The second Giants entry in the league finished 28-32, good for 16 games out of first place in the ACL East.

Under the direction of hitting coach Travis Ishikawa, the bats saw some solid production while experiencing more turnover than the Orange team, with multiple rehabbing minor leaguers coming in for short stints. The Giants' 2019 and 2020 1st-round picks, Hunter Bishop and Patrick Bailey, respectively, saw time with the team and Luis Alexander Basabe, who made his MLB Debut with the 2020 SF Giants, played in 11 games.

Team regulars were led by 19-year-old Venezuelan Alexander Suarez, who hit .311 with 15 doubles and six home runs while stealing 16 bases. Jacob Gonzalez batted .301 with an .856 OPS and a team-leading seven homers in his fourth professional season and was taken by Pittsburgh in the Minor League portion of the Rule 5 draft in December.
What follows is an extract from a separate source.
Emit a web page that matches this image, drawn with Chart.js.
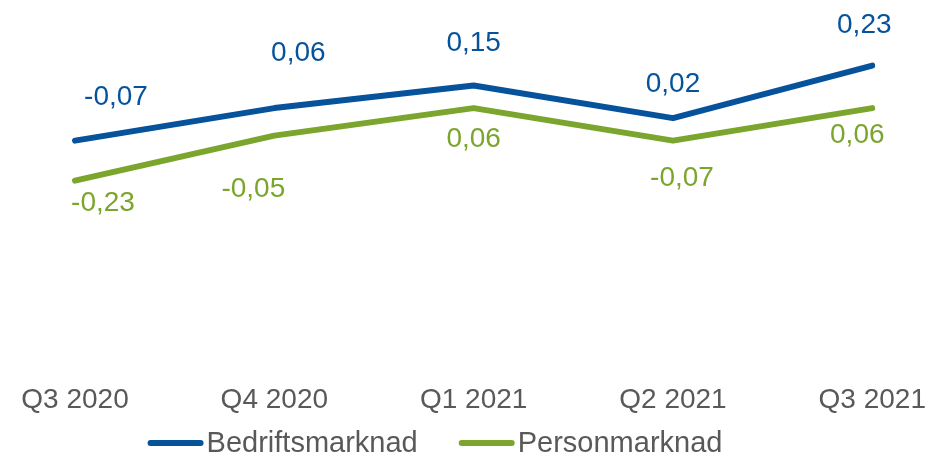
<!DOCTYPE html>
<html>
<head>
<meta charset="utf-8">
<script src="https://cdn.jsdelivr.net/npm/chart.js@4/dist/chart.umd.min.js"></script>
<style>
  html, body { margin: 0; padding: 0; background: #fff; }
  #wrap { width: 928px; height: 456px; }
</style>
</head>
<body>
<div id="wrap"><canvas id="chart" width="928" height="456"></canvas></div>
<script>
const quarters = ['Q3 2020', 'Q4 2020', 'Q1 2021', 'Q2 2021', 'Q3 2021'];
const bedrift = [-0.07, 0.06, 0.15, 0.02, 0.23];
const person = [-0.23, -0.05, 0.06, -0.07, 0.06];

const BLUE = '#06529B';
const GREEN = '#7BA52D';
const GREY = '#595959';
const FONT = "'Liberation Sans', Arial, sans-serif";

// nudges for value labels (relative to the point), like the hand-placed ones in the original
const labelNudge = {
  0: { dx: [41, 24, 0, 0, -8], dy: [-43, -55, -42, -34, -40] },
  1: { dx: [28, -21, 0, 9, -15], dy: [23, 54, 31, 38, 27] }
};

const valueLabels = {
  id: 'valueLabels',
  afterDatasetsDraw(chart) {
    const ctx = chart.ctx;
    ctx.save();
    ctx.font = '28px ' + FONT;
    ctx.textAlign = 'center';
    ctx.textBaseline = 'middle';
    chart.data.datasets.forEach((ds, i) => {
      const meta = chart.getDatasetMeta(i);
      ctx.fillStyle = ds.borderColor;
      meta.data.forEach((pt, j) => {
        const txt = ds.data[j].toFixed(2).replace('.', ',');
        ctx.fillText(txt, pt.x + labelNudge[i].dx[j], pt.y + labelNudge[i].dy[j]);
      });
    });
    ctx.restore();
  }
};

const bottomLegend = {
  id: 'bottomLegend',
  afterDraw(chart) {
    const ctx = chart.ctx;
    ctx.save();
    ctx.font = '29px ' + FONT;
    ctx.textBaseline = 'middle';
    ctx.textAlign = 'left';
    const lineLen = 56, gapText = 3, gapItem = 41;
    const items = chart.data.datasets.map(ds => ({
      label: ds.label, color: ds.borderColor, w: lineLen + gapText + ctx.measureText(ds.label).width
    }));
    const total = items.reduce((s, it) => s + it.w, 0) + gapItem * (items.length - 1);
    let x = 435 - total / 2;
    const y = 443;
    items.forEach(it => {
      ctx.strokeStyle = it.color;
      ctx.lineWidth = 6;
      ctx.lineCap = 'round';
      ctx.beginPath();
      ctx.moveTo(x + 3, y);
      ctx.lineTo(x + lineLen - 3, y);
      ctx.stroke();
      ctx.fillStyle = GREY;
      ctx.fillText(it.label, x + lineLen + gapText, y + 1);
      x += it.w + gapItem;
    });
    ctx.restore();
  }
};

new Chart(document.getElementById('chart').getContext('2d'), {
  type: 'line',
  data: {
    labels: quarters,
    datasets: [
      {
        label: 'Bedriftsmarknad',
        data: bedrift,
        borderColor: BLUE,
        backgroundColor: BLUE,
        borderWidth: 6,
        pointRadius: 0,
        borderCapStyle: 'round',
        borderJoinStyle: 'round',
        tension: 0
      },
      {
        label: 'Personmarknad',
        data: person,
        borderColor: GREEN,
        backgroundColor: GREEN,
        borderWidth: 6,
        pointRadius: 0,
        borderCapStyle: 'round',
        borderJoinStyle: 'round',
        tension: 0
      }
    ]
  },
  options: {
    responsive: false,
    animation: false,
    layout: { padding: { left: 75, right: 46, top: 23, bottom: 37 } },
    plugins: {
      legend: { display: false },
      tooltip: { enabled: false }
    },
    scales: {
      x: {
        offset: false,
        grid: { display: false },
        border: { display: false },
        ticks: {
          color: GREY,
          padding: 2,
          maxRotation: 0,
          autoSkip: false,
          font: { family: FONT, size: 28 }
        }
      },
      y: {
        display: false,
        min: -1.0,
        max: 0.4
      }
    }
  },
  plugins: [valueLabels, bottomLegend]
});
</script>
</body>
</html>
The ACL Giants Black featured the ACL ERA leader, as Esmerlin Vinicio shut down opponents with a 2.64 mark and 70 strikeouts in 58 innings pitched. MLBPipeline.com's #16 Giants prospect, Nick Swiney, made five rehab starts, striking out 16 batters in eight innings, and #10 prospect Matt Mikulski, the team's 2nd-round pick out of Fordham, made his professional debut with five innings over four starts. In addition, #29 prospect Tristan Beck struck out 17 batters in 11 2/3 innings over six rehab starts, but he also allowed 17 hits and 10 earned runs.

With known commodities and breakout performances dotting the two ACL Giants rosters, the 2021 season was an intriguing one in stateside complex ball and there are plenty of players to keep an eye on going forward.